Œuvre commandée pour la publication de la recherche sur le droit à réparations des Rohingyas de la part de Meta © Amnesty
Œuvre commandée pour la publication de la recherche sur le droit à réparations des Rohingyas de la part de Meta © Amnesty

Quand Facebook privilégie sa croissance sur les droits humains

Quelque 700 000 Rohingyas ont été poussés à migrer au Bangladesh en 2017, pour éviter les massacres en Birmanie. Amnesty a remonté le fil des événements qui ont conduit à l’impensable. L’organisation, qui a également interrogé de nombreux Rohingyas, démontre l’inaction de Facebook devant la multiplication de propos racistes et de menaces visant cette minorité musulmane pendant les mois et les années précédant les événements eux-mêmes.

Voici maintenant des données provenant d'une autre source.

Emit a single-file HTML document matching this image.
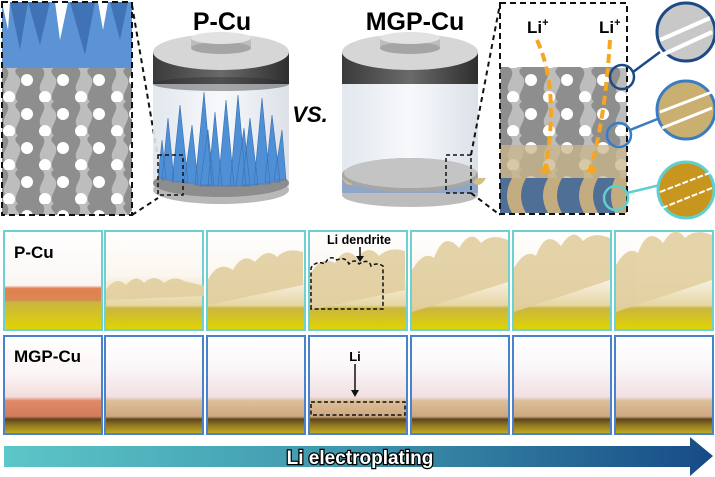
<!DOCTYPE html>
<html><head><meta charset="utf-8"><style>
html,body{margin:0;padding:0;background:#fff;}
svg{display:block;font-family:"Liberation Sans",sans-serif;}
</style></head><body>
<svg width="715" height="477" viewBox="0 0 715 477" xmlns="http://www.w3.org/2000/svg">
<defs>
<linearGradient id="bar" x1="0" x2="1"><stop offset="0" stop-color="#5cc6c8"/><stop offset="0.5" stop-color="#3d95ac"/><stop offset="1" stop-color="#174a86"/></linearGradient>
<linearGradient id="cylBody" x1="0" x2="1"><stop offset="0" stop-color="#dfe5ec"/><stop offset="0.5" stop-color="#f6f8fb"/><stop offset="1" stop-color="#d8dee6"/></linearGradient>
<linearGradient id="band" x1="0" x2="1"><stop offset="0" stop-color="#3a3a3a"/><stop offset="0.5" stop-color="#6a6a6a"/><stop offset="1" stop-color="#2e2e2e"/></linearGradient>
<linearGradient id="r1" x1="0" y1="0" x2="0" y2="1"><stop offset="0" stop-color="#fff"/><stop offset="0.45" stop-color="#fbf6ee"/><stop offset="0.75" stop-color="#e6d6a4"/><stop offset="0.78" stop-color="#c9b640"/><stop offset="1" stop-color="#e1d400"/></linearGradient>
<linearGradient id="r1a" x1="0" y1="0" x2="0" y2="1"><stop offset="0" stop-color="#fff"/><stop offset="0.55" stop-color="#fbf6f4"/><stop offset="0.58" stop-color="#e08050"/><stop offset="0.7" stop-color="#d98a50"/><stop offset="0.72" stop-color="#c9b640"/><stop offset="1" stop-color="#e1d400"/></linearGradient>
<linearGradient id="r2" x1="0" y1="0" x2="0" y2="1"><stop offset="0" stop-color="#fff"/><stop offset="0.3" stop-color="#fbf8fa"/><stop offset="0.62" stop-color="#f1dfe3"/><stop offset="0.66" stop-color="#dcc09a"/><stop offset="0.82" stop-color="#cfa780"/><stop offset="0.85" stop-color="#5a4620"/><stop offset="0.9" stop-color="#8a7020"/><stop offset="1" stop-color="#c6b020"/></linearGradient>
<linearGradient id="r2a" x1="0" y1="0" x2="0" y2="1"><stop offset="0" stop-color="#fff"/><stop offset="0.4" stop-color="#fbf4f4"/><stop offset="0.62" stop-color="#f3dcdc"/><stop offset="0.66" stop-color="#e28a66"/><stop offset="0.82" stop-color="#d27a5a"/><stop offset="0.85" stop-color="#5a4620"/><stop offset="0.9" stop-color="#8a7020"/><stop offset="1" stop-color="#c6b020"/></linearGradient>
<pattern id="lat" width="36" height="34" patternUnits="userSpaceOnUse"><rect width="36" height="34" fill="#8e8e8e"/><path d="M6 0 C14 8 -2 17 6 25 C14 34 6 34 6 34 L18 34 C10 26 26 17 18 8 C12 2 18 0 18 0Z" fill="#bdbdbd"/><circle cx="27" cy="12" r="6" fill="#fff"/><circle cx="9" cy="29" r="6" fill="#fff"/></pattern>
</defs>

<!-- left inset -->
<rect x="2" y="2" width="130" height="213" fill="url(#lat)"/>
<rect x="2" y="2" width="130" height="66" fill="#5b93d4"/>
<path d="M10 2 L20 50 L28 2 L40 45 L50 2 Z M70 2 L85 55 L95 2Z M110 2 L120 40 L128 2Z" fill="#3f73b5"/>
<path d="M2 2 L10 2 L8 30Z M55 2 L68 2 L60 40Z M98 2 L108 2 L103 30Z" fill="#fff"/>
<rect x="2" y="2" width="130" height="213" fill="none" stroke="#111" stroke-width="2" stroke-dasharray="6,4"/>
<line x1="132" y1="215" x2="158" y2="198" stroke="#111" stroke-width="2" stroke-dasharray="5,4"/>
<line x1="132" y1="5" x2="158" y2="158" stroke="#111" stroke-width="2" stroke-dasharray="5,4"/>

<!-- P-Cu cylinder -->
<rect x="153" y="55" width="136" height="135" fill="url(#cylBody)" opacity="0.9"/>
<ellipse cx="221" cy="190" rx="68" ry="14" fill="#b8b8b8"/>
<ellipse cx="221" cy="183" rx="68" ry="14" fill="#8d8d8d"/>
<g fill="#4f8fd6" stroke="#3a6fb0" stroke-width="0.6">
<path d="M162 180 L168 118 L174 180Z M172 182 L180 105 L188 182Z M184 183 L192 125 L198 183Z M195 185 L204 92 L212 185Z M208 186 L215 112 L222 186Z M218 186 L226 100 L234 186Z M230 186 L238 95 L246 186Z M242 185 L250 118 L258 185Z M254 184 L262 98 L270 184Z M265 182 L272 115 L280 182Z M158 178 L162 140 L166 178Z M200 186 L208 130 L214 186Z M236 186 L244 128 L250 186Z M274 180 L282 130 L286 180Z"/>
</g>
<rect x="153" y="52" width="136" height="32" fill="url(#band)"/>
<ellipse cx="221" cy="84" rx="68" ry="7" fill="#2b2b2b" opacity="0.4"/>
<ellipse cx="221" cy="52" rx="68" ry="18" fill="#d6d6d6"/>
<rect x="191" y="38" width="60" height="10" fill="#bdbdbd"/>
<ellipse cx="221" cy="48" rx="30" ry="6" fill="#a5a5a5"/>
<ellipse cx="221" cy="38" rx="30" ry="6" fill="#e2e2e2"/>
<rect x="158" y="155" width="25" height="40" fill="none" stroke="#111" stroke-width="1.5" stroke-dasharray="4,3"/>
<text x="222" y="30" font-size="25" font-weight="bold" text-anchor="middle">P-Cu</text>

<text x="310" y="122" font-size="22" font-weight="bold" font-style="italic" text-anchor="middle">VS.</text>

<!-- MGP-Cu cylinder -->
<rect x="342" y="55" width="136" height="140" fill="url(#cylBody)" opacity="0.9"/>
<ellipse cx="410" cy="195" rx="68" ry="12" fill="#bcbcbc"/>
<rect x="342" y="175" width="136" height="18" fill="#8fa6c8"/>
<path d="M342 178 q8 14 16 0 q8 14 16 0 q8 14 16 0 q8 14 16 0 q8 14 16 0 q8 14 16 0 q8 14 16 0 q8 14 16 0 q8 14 16 0" fill="#d4bf86"/>
<ellipse cx="410" cy="175" rx="68" ry="17" fill="#a6a6a6"/>
<ellipse cx="410" cy="173" rx="66" ry="15" fill="#c4c4c4"/>
<rect x="342" y="52" width="136" height="32" fill="url(#band)"/>
<ellipse cx="410" cy="52" rx="68" ry="18" fill="#d6d6d6"/>
<rect x="380" y="38" width="60" height="10" fill="#bdbdbd"/>
<ellipse cx="410" cy="48" rx="30" ry="6" fill="#a5a5a5"/>
<ellipse cx="410" cy="38" rx="30" ry="6" fill="#e2e2e2"/>
<rect x="446" y="155" width="25" height="38" fill="none" stroke="#111" stroke-width="1.5" stroke-dasharray="4,3"/>
<line x1="471" y1="193" x2="500" y2="215" stroke="#111" stroke-width="2" stroke-dasharray="5,4"/>
<line x1="471" y1="155" x2="500" y2="4" stroke="#111" stroke-width="2" stroke-dasharray="5,4"/>
<text x="415" y="30" font-size="25" font-weight="bold" text-anchor="middle">MGP-Cu</text>

<!-- right inset -->
<rect x="500" y="67" width="127" height="146" fill="url(#lat)"/>
<rect x="500" y="145" width="127" height="35" fill="#c9b78a" opacity="0.75"/>
<rect x="500" y="178" width="127" height="35" fill="#4f6f96"/>
<path d="M512 178 q-10 18 0 35 h14 q-10 -17 0 -35Z M548 178 q-10 18 0 35 h14 q-10 -17 0 -35Z M584 178 q-10 18 0 35 h14 q-10 -17 0 -35Z M615 178 q-8 18 0 35 h12 v-35Z" fill="#c3ad80"/>
<path d="M537 40 Q560 90 545 170" fill="none" stroke="#f5a623" stroke-width="4" stroke-dasharray="9,5"/>
<path d="M610 40 Q605 120 590 170" fill="none" stroke="#f5a623" stroke-width="4" stroke-dasharray="9,5"/>
<path d="M538 172 l10 -8 l3 10z M584 172 l10 -8 l3 10z" fill="#f5a623"/>
<text x="527" y="33" font-size="17" font-weight="bold">Li<tspan font-size="11" dy="-7">+</tspan></text>
<text x="599" y="33" font-size="17" font-weight="bold">Li<tspan font-size="11" dy="-7">+</tspan></text>
<rect x="500" y="3" width="127" height="211" fill="none" stroke="#111" stroke-width="2" stroke-dasharray="6,4"/>

<!-- zoom circles -->
<g stroke-width="2.5" fill="none">
<circle cx="622" cy="77" r="12" stroke="#1d4a86"/>
<line x1="633" y1="72" x2="660" y2="52" stroke="#1d4a86"/>
<circle cx="619" cy="135" r="12" stroke="#3a7cc4"/>
<line x1="630" y1="130" x2="660" y2="118" stroke="#3a7cc4"/>
<circle cx="616" cy="198" r="12" stroke="#5fcfd0"/>
<line x1="627" y1="193" x2="660" y2="185" stroke="#5fcfd0"/>
</g>
<circle cx="686" cy="32" r="29" fill="#c8c8c8" stroke="#1d4a86" stroke-width="3"/>
<path d="M660 40 L710 18 M662 55 L712 32" stroke="#fff" stroke-width="4"/>
<circle cx="686" cy="110" r="29" fill="#c9b070" stroke="#3a7cc4" stroke-width="3"/>
<path d="M660 112 L712 92 M662 128 L712 108" stroke="#fff" stroke-width="3"/>
<circle cx="686" cy="190" r="28" fill="#c8951e" stroke="#5fcfd0" stroke-width="3"/>
<path d="M660 192 L712 172 M662 208 L712 188" stroke="#fff" stroke-width="2" stroke-dasharray="6,2"/>

<!-- row 1 panels -->
<g stroke="#6fd0d4" stroke-width="2">
<rect x="4" y="231" width="98" height="99" fill="url(#r1a)"/>
<rect x="105" y="231" width="98" height="99" fill="url(#r1)"/>
<rect x="207" y="231" width="98" height="99" fill="url(#r1)"/>
<rect x="309" y="231" width="98" height="99" fill="url(#r1)"/>
<rect x="411" y="231" width="98" height="99" fill="url(#r1)"/>
<rect x="513" y="231" width="98" height="99" fill="url(#r1)"/>
<rect x="615" y="231" width="98" height="99" fill="url(#r1)"/>
</g>
<g fill="#e2cfa0" opacity="0.9">
<path d="M106 300 L106 290 q10 -15 20 -5 q10 -12 18 -2 q10 -10 20 0 q10 -8 20 -2 l20 5 v10Z"/>
<path d="M208 305 L208 280 q10 -20 25 -10 q10 -18 22 -8 q12 -15 22 -5 q10 -10 26 -5 v33Z"/>
<path d="M310 310 L310 275 q10 -20 25 -12 q10 -18 22 -5 q12 -15 22 -2 q10 -10 26 -5 v39Z"/>
<path d="M412 312 L412 270 q12 -20 22 -12 q10 -28 25 -10 q12 -20 22 -5 q10 -10 27 -3 v42Z"/>
<path d="M514 312 L514 268 q12 -20 22 -12 q10 -28 25 -10 q12 -20 22 -5 q10 -10 27 -3 v42Z"/>
<path d="M616 312 L616 265 q12 -20 22 -12 q10 -28 25 -10 q12 -20 22 -5 q10 -10 27 -3 v45Z"/>
</g>
<text x="14" y="258" font-size="17" font-weight="bold">P-Cu</text>
<text x="359" y="244" font-size="12.5" font-weight="bold" text-anchor="middle">Li dendrite</text>
<line x1="360" y1="247" x2="360" y2="258" stroke="#111" stroke-width="1.5"/>
<path d="M356 256 l4 6 l4 -6z" fill="#111"/>
<path d="M311 309 V268 q5 -8 14 -4 q4 -10 12 -4 q8 -4 12 4 q6 -6 10 0 q10 -6 12 2 q6 -4 12 0 V309Z" fill="none" stroke="#111" stroke-width="1.5" stroke-dasharray="4,2.5"/>

<!-- row 2 panels -->
<g stroke="#4a82cc" stroke-width="2">
<rect x="4" y="336" width="98" height="98" fill="url(#r2a)"/>
<rect x="105" y="336" width="98" height="98" fill="url(#r2)"/>
<rect x="207" y="336" width="98" height="98" fill="url(#r2)"/>
<rect x="309" y="336" width="98" height="98" fill="url(#r2)"/>
<rect x="411" y="336" width="98" height="98" fill="url(#r2)"/>
<rect x="513" y="336" width="98" height="98" fill="url(#r2)"/>
<rect x="615" y="336" width="98" height="98" fill="url(#r2)"/>
</g>
<text x="14" y="362" font-size="17" font-weight="bold">MGP-Cu</text>
<text x="355" y="361" font-size="13" font-weight="bold" text-anchor="middle">Li</text>
<line x1="355" y1="364" x2="355" y2="392" stroke="#111" stroke-width="1.5"/>
<path d="M351 390 l4 7 l4 -7z" fill="#111"/>
<rect x="311" y="402" width="94" height="13" fill="none" stroke="#111" stroke-width="1.5" stroke-dasharray="4,2.5"/>

<!-- arrow bar -->
<path d="M4 446 H690 V437 L713 456 L690 476 V467 H4Z" fill="url(#bar)"/>
<text x="360" y="464" font-size="19" font-weight="bold" text-anchor="middle" fill="#fff" stroke="#000" stroke-width="2.5" paint-order="stroke">Li electroplating</text>
</svg>
</body></html>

L’algorithme de Facebook met systématiquement en avant les contenus qui font beaucoup réagir. Or les contenus haineux font réagir de nombreux internautes, que ce soit pour approuver ou critiquer. De manière automatique, Facebook offrait une audience énorme aux appels à la violence envers les Rohingyas. Ce qui est critiquable, c’est l’absence de réaction de Meta.

Au Monde, l'avocat Patrick Brun, auteur du rapport d’Amnesty, explique que l’entreprise dédie des effectifs très restreints à la modération dans les pays du Sud. « Comme les moyens investis dans l’intelligence artificielle chargée de repérer les discours haineux et les outils linguistiques. » Il précise cependant que la responsabilité de Meta est plus grande encore. « Même si Facebook avait mis autant de moyens en Birmanie qu’en Occident, nous doutons que cela aurait suffi. La modération est un exercice qui pose problème à Facebook, partout dans le monde. »

Dans le cas de la Birmanie, Meta ne peut prétendre avoir ignoré la situation. L’entreprise a reçu des dizaines d’avertissements de la part d’acteurs locaux, de militants des droits humains et des chercheurs d’université occidentales. Certains d’entre eux sont allés jusqu’à se rendre au siège de Facebook pour que le message soit entendu. Mais l’entreprise a privilégié sa croissance… Une plainte collective a été déposée en décembre 2021 contre elle par des réfugiés rohingyas aux Etats-Unis.

En juillet 2022, la Cour internationale de justice (CIJ) s’est déclarée compétente pour instruire une affaire à l’encontre du gouvernement du Myanmar au titre de la Convention sur le génocide, et compte tenu du traitement infligé au Rohingyas par le Myanmar. Dans son rapport, Amnesty International se réjouit de ce qu’elle qualifie comme « une avancée capitale qui constitue un pas de plus pour amener le gouvernement du Myanmar à rendre des comptes ».